高性能微處理機之地板規劃與繞線

Abstract

隨著積體電路製程技術的進步，晶片內的電晶體個數及工作頻率快速的增加，電路的複雜性越來越高，電路的設計需由一個龐大的團隊來共同研發完成。一般來說，現行的晶片設計採用階層式的設計，將整個晶片切割成數個區塊來進行，當設計完成後再進行整合的工作。而設計流程通常是採用「瀑布式」模式，即當一個階段完成後，將此結果送到下個階段當輸入。如此的模式若沒有考慮到其對後段流程的影響，當後段設計碰到問題時，只好回到前面階段重新設計，如此將耗費許多時間在重複執行此流程。在本篇論文中，我們針對NSC98這顆高性能微處理機的頂層實體佈局提出一設計流程，此流程包括了地板規劃(floorplanning)、腳位配置(pin assignment)以及繞線(routing)三個步驟。由於NSC98有特殊的設計，並且晶片的面積非常地大，而無法使用Cadence的Preview/Silicon Ensemble來進行自動化佈局，所以我們針對我們的需求，自行發展程式來進行整個流程。我們在初步地板規劃完成後，進行地板規劃的評估，避免在腳位配置或繞線時，碰到錯誤而得重新地板規劃。最後我們完成了NSC98的頂層實體佈局，並且得到不錯的結果。

The rapid advance in VLSI technology results in an exponential increase in chip transistor counts and a significant increase in clock frequency.

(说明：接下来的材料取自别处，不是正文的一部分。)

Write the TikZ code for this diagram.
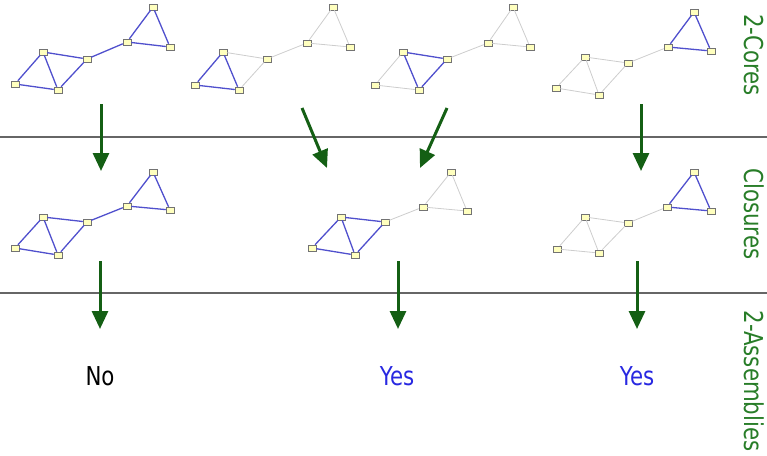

In general, large system design usually uses a hierarchical design approach, where the chip is divided into blocks. The blocks are developed separately and integrated after they are completed. A typical design flow can be depicted as a waterfall model, where a design stage is completed and the results are passed on to the next stage. The design of each stage can affect the quality of later stage designs. If there are problems unsolved in later stages, system redesign may be required for the early stages. In this thesis, we develop a design flow for the top level physical layout design of NSC98, including floorplanning, pin assignment and routing. In floorplanning design, we consider the factors that affect the performance of pin assignment and routing. In addition to using Cadence tools for floorplanning, we have developed pin assignment and routing CAD tools to complete our design. Finally we designed the top level physical layout of a high performance microprocessor NSC98 using the design flow.